Demystifying Logistic Regression for Binary Classification

Introduction:

2 min readNov 4, 2023

In the realm of machine learning and statistics, Logistic Regression is a powerful tool for solving binary classification problems. Despite its name, it isn’t used for regression but for classification. In this article, we’ll explore the workings of logistic regression, understand the key components, and provide a real-world example to demonstrate its applicability.

Understanding Logistic Regression:

At its core, Logistic Regression predicts the probability that a given input belongs to a specific class (usually binary: yes/no, spam/not spam, etc.). It achieves this by employing the sigmoid function to transform a linear combination of input features into a value between 0 and 1.

The Sigmoid Function:

The sigmoid function, often denoted as S(z), plays a pivotal role in logistic regression. It’s defined as:

S(z) = 1 / (1 + e^(-z))

Here, ‘z’ represents the linear combination of input features and model coefficients. The sigmoid function “squashes” any real-valued number into the range [0, 1], which can be interpreted as a probability.

The Linear Combination:

The linear combination, denoted as ‘z,’ is computed using the equation:

z = b0 + (b1 * x1) + (b2 * x2) + ... + (bn * xn)

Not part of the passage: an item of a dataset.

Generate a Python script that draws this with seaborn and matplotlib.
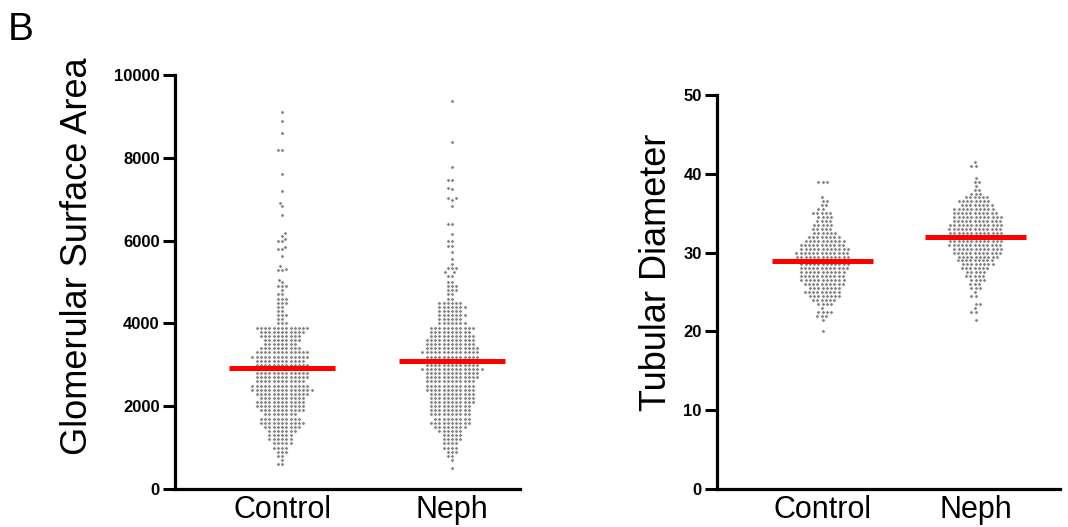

Here’s what each element represents:

‘z’ is the linear combination of input features.
‘b0’ is the bias or intercept term.
‘b1, b2, …, bn’ are coefficients associated with each feature.
‘x1, x2, …, xn’ are the input features.

Prediction Probability:

The heart of logistic regression lies in calculating the probability that the input belongs to the positive class (class 1). This probability, denoted as ‘P(Y=1|X)’, is calculated as:

P(Y=1|X) = 1 / (1 + e^(-z))

Thresholding:

To make a binary classification decision, we must set a threshold (usually 0.5). If ‘P(Y=1|X)’ is greater than or equal to this threshold, the input is classified as belonging to class 1; otherwise, it’s classified as belonging to class 0.

Training:

Logistic regression is trained by adjusting the coefficients (b0, b1, b2, …, bn) using optimization algorithms such as gradient descent to minimize a cost function (e.g., log-likelihood or cross-entropy loss) with respect to the model parameters.

A Real-World Example:

Let’s consider a practical scenario where logistic regression shines. Imagine a credit card company trying to predict whether a credit card application should be approved or denied. The company can use logistic regression to assess various factors (income, credit score, employment history, etc.) to make a decision.

In this example:

Input features (X) include credit score, income, and employment history.
The target variable (Y) is whether the application is approved (1) or denied (0).
The model learns the coefficients and bias (b0, b1, b2, etc.) through training, and the sigmoid function calculates the probability of approval based on these factors.

Conclusion:

Logistic Regression is a fundamental yet powerful method for binary classification problems. By understanding its inner workings and key components, we can see how it’s used in real-world scenarios. This versatile tool is widely applied in fields such as finance, healthcare, and marketing, making it a must-know for any data scientist or machine learning enthusiast.